Foray into photography. The light falls just so onto the moss-covered branches, and it's challenging to capture. But I try.
Window of opportunity: I remember my lox and bagel and stop here to enjoy munching accompanied by the percolating Wairere Stream. Actually, I smell the onion from my plastic-wrapped snack when I take out my camera from the bag to get this shot. Perfect timing!
After leaving the tranquil forest, I'm disappointed to see Tongariro Chateau in the distance...oy vey, back to civilization. However there are two gulleys to navigate through, plus awesome mountain views cheer me up.
Justice prevails! Mt. Ngauruhoe with almost no cloud cover! It's the best I'm going to get this day, and I'll take it. Did you know? Ngauruhoe is the youngest of three mountains in Tongariro National Park. The other two are Ruapehu, the largest and highest mountain in the North Island, and Tongariro across which the 19km (about 11.8-mile) Tongariro Alpine Crossing makes its way.
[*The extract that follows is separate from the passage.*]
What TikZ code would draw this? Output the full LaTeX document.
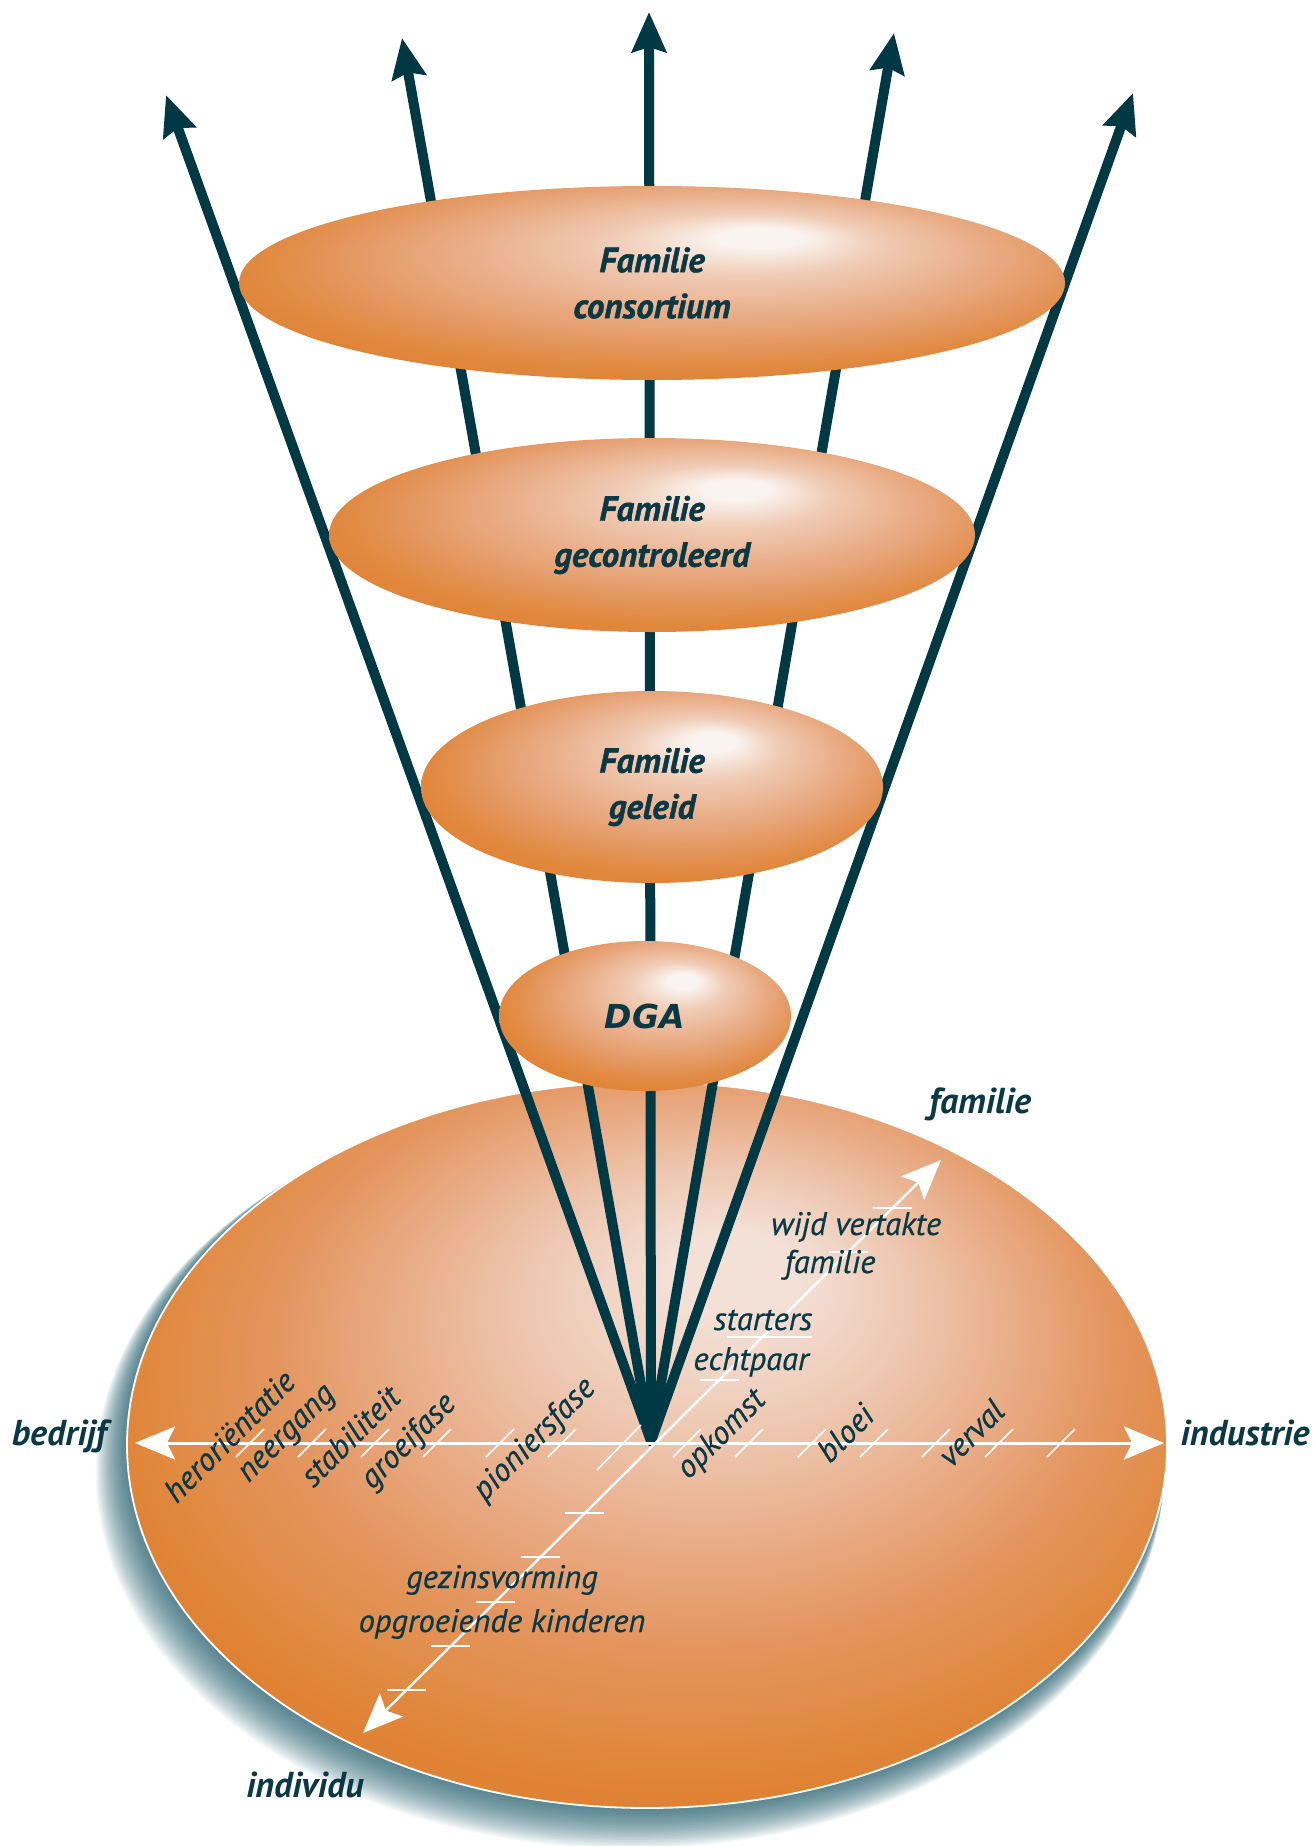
\documentclass[tikz,border=0pt]{standalone}
\usepackage{fontspec}
\setmainfont{PT Sans}
\newfontfamily\labelfont{PT Sans}[FakeBold=0.5]
\newfontfamily\tierfont{PT Sans}[FakeBold=1.2]
\newfontfamily\widefont{DejaVu Sans}
\usetikzlibrary{arrows.meta,shapes.geometric}

\definecolor{deepteal}{RGB}{0,56,68}
\definecolor{inkteal}{RGB}{10,56,68}
\definecolor{shadeteal}{RGB}{34,96,112}
\definecolor{hlcore}{RGB}{250,244,240}
\definecolor{peachA}{RGB}{240,204,182}
\definecolor{peachB}{RGB}{234,176,140}
\definecolor{peachC}{RGB}{229,154,102}
\definecolor{orngA}{RGB}{225,138,66}
\definecolor{orngB}{RGB}{223,130,51}
\definecolor{basinA}{RGB}{243,224,214}
\definecolor{basinB}{RGB}{238,200,178}
\definecolor{basinC}{RGB}{233,172,134}
\definecolor{basinD}{RGB}{228,150,96}

% highlight sitting up and to the right of the centre
\pgfdeclareradialshading{eggshade}{\pgfpoint{7bp}{12.5bp}}{%
  color(0bp)=(hlcore); color(2.5bp)=(hlcore); color(8bp)=(peachA);
  color(15bp)=(peachB); color(21bp)=(peachC); color(26bp)=(orngA);
  color(30bp)=(orngB); color(40bp)=(orngB)}
\pgfdeclareradialshading{basinshade}{\pgfpoint{4.5bp}{12.75bp}}{%
  color(0bp)=(basinA); color(3bp)=(basinA); color(9bp)=(basinB);
  color(15bp)=(basinC); color(20bp)=(basinD); color(25bp)=(orngA);
  color(28bp)=(orngB); color(40bp)=(orngB)}

\begin{document}
\begin{tikzpicture}[x=0.5pt, y=-0.5pt,
  fan/.style={draw=deepteal, line width=5pt, line cap=round,
    -{Stealth[length=20pt, width=17pt, inset=2.5pt]}},
  tier/.style={ellipse, inner sep=0pt, shade, shading=eggshade,
    font=\tierfont\fontsize{17.5}{23}\selectfont\bfseries\itshape,
    text=inkteal, align=center},
  basin/.style={ellipse, inner sep=0pt, shade, shading=basinshade,
    draw=white, line width=0.9pt},
  axisline/.style={draw=white, line width=1.5pt,
    {Stealth[length=20pt, width=16.5pt, inset=4pt]}-{Stealth[length=20pt, width=16.5pt, inset=4pt]}},
  tick/.style={draw=white, line width=0.75pt},
  lbl/.style={font=\labelfont\fontsize{16.3}{19}\selectfont\itshape, text=inkteal, inner sep=0pt},
  endlbl/.style={font=\fontsize{18}{21}\selectfont\bfseries\itshape, text=inkteal, inner sep=0pt}
]
\useasboundingbox (0,0) rectangle (1312,1846);
\fill[white] (0,0) rectangle (1312,1846);

% soft shadow under the base, falling to the lower left
\foreach \i in {1,...,28} {
  \fill[shadeteal, opacity=0.045] (647-0.62*\i, 1445+0.95*\i) ellipse [x radius=520+0.5*\i, y radius=363+0.5*\i];
}

% the base
\node[basin, minimum width=520pt, minimum height=363pt] (base) at (647,1445) {};

% fan of arrows rising from one point
\coordinate (apex) at (651,1441);
\coordinate (t1) at (166,95);
\coordinate (t2) at (402,38);
\coordinate (t3) at (649,12);
\coordinate (t4) at (894,33);
\coordinate (t5) at (1133,93);
\foreach \t in {t1,t2,t3,t4,t5} \draw[fan] (apex) -- (\t);

% stages
\node[tier, minimum width=413pt, minimum height=97pt] (consortium) at (652,283) {Familie\\consortium};
\node[tier, minimum width=323pt, minimum height=97pt] (gecontroleerd) at (652,535) {Familie\\gecontroleerd};
\node[tier, minimum width=231pt, minimum height=96pt] (geleid) at (652,787) {Familie\\geleid};
\node[tier, minimum width=146pt, minimum height=75pt, font=\widefont\fontsize{16.5}{20}\selectfont\bfseries\itshape] (dga) at (645,1016) {DGA};

% axes on the base
\coordinate (west) at (135,1443);
\coordinate (east) at (1164,1443);
\coordinate (famend) at (941,1160);
\coordinate (indend) at (363,1733);
\draw[axisline] (west) -- (east);
\draw[axisline, line width=1.2pt] (famend) -- (indend);

% scale marks on the horizontal axis
\foreach \x in {250,312,375,437,500,562,687,749,812,874,936,999,1061}
  \draw[tick] (\x-14,1457) -- (\x+14,1429);
\draw[tick] (597,1470) -- (641,1425);
% scale marks on the oblique axis
\foreach \y in {1208,1252,1380,1513,1557,1602,1646,1690}
  \draw[tick] ({655+1.009*(1443-\y)-19},\y) -- ++(39,0);
\draw[tick] (727,1337) -- (812,1337);

% axis names
\node[endlbl, anchor=base] (bedrijf) at (59,1445) {bedrijf};
\node[endlbl, anchor=base] (industrie) at (1245,1445) {industrie};
\node[endlbl, anchor=base] (familie) at (980,1113) {familie};
\node[endlbl, anchor=base] (individu) at (305,1797) {individu};

% phases along the horizontal axis
\node[lbl, rotate=45] (p1) at (229,1436) {heroriëntatie};
\node[lbl, rotate=45] (p2) at (289,1436) {neergang};
\node[lbl, rotate=45] (p3) at (350,1436) {stabiliteit};
\node[lbl, rotate=45] (p4) at (409,1442) {groeifase};
\node[lbl, rotate=45] (p5) at (535,1440) {pioniersfase};
\node[lbl, rotate=45] (p6) at (722,1435) {opkomst};
\node[lbl, rotate=45] (p7) at (845,1433) {bloei};
\node[lbl, rotate=45] (p8) at (971,1433) {verval};

% phases along the oblique axis
\node[lbl, anchor=base] (q1) at (856,1235) {wijd vertakte};
\node[lbl, anchor=base] (q2) at (830,1273) {familie};
\node[lbl, anchor=base] (q3) at (763,1330) {starters};
\node[lbl, anchor=base] (q4) at (751,1370) {echtpaar};
\node[lbl, anchor=base] (q5) at (502,1588) {gezinsvorming};
\node[lbl, anchor=base] (q6) at (502,1632) {opgroeiende kinderen};
\end{tikzpicture}
\end{document}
Still can't quite get that lovely light.
Mt. Ruapehu and I are smiling because the clouds have lifted!
What can I say? I simply love trees.
Tongariro Chateau certainly looked just a hop, skip and a jump away, but it's further than I thought. No problem!
Anyone for one last parting shot of Mt. Ngauruhoe coated in nemesis clouds?
This is where I end my walk though it actually looks like the start of the trail. As mentioned earlier, you can begin at either end.
The Taranaki Falls Walking Track has certainly provided one of the most wonderful memories of my New Zealand vacation. I'll always relive the amazing views, hear the bubbling stream and crunch underfoot, and feel the pure, cool air of Tongariro. I walked the entire stretch alone and felt perfectly comfortable, so whether you go solo like me or with a friend or group of friends, just take the proper precautions.
If there's something I've missed or should check out because you've been there, done that, be sure to let me know! I intend to revisit Tongariro down the road and any suggestions would be appreciated.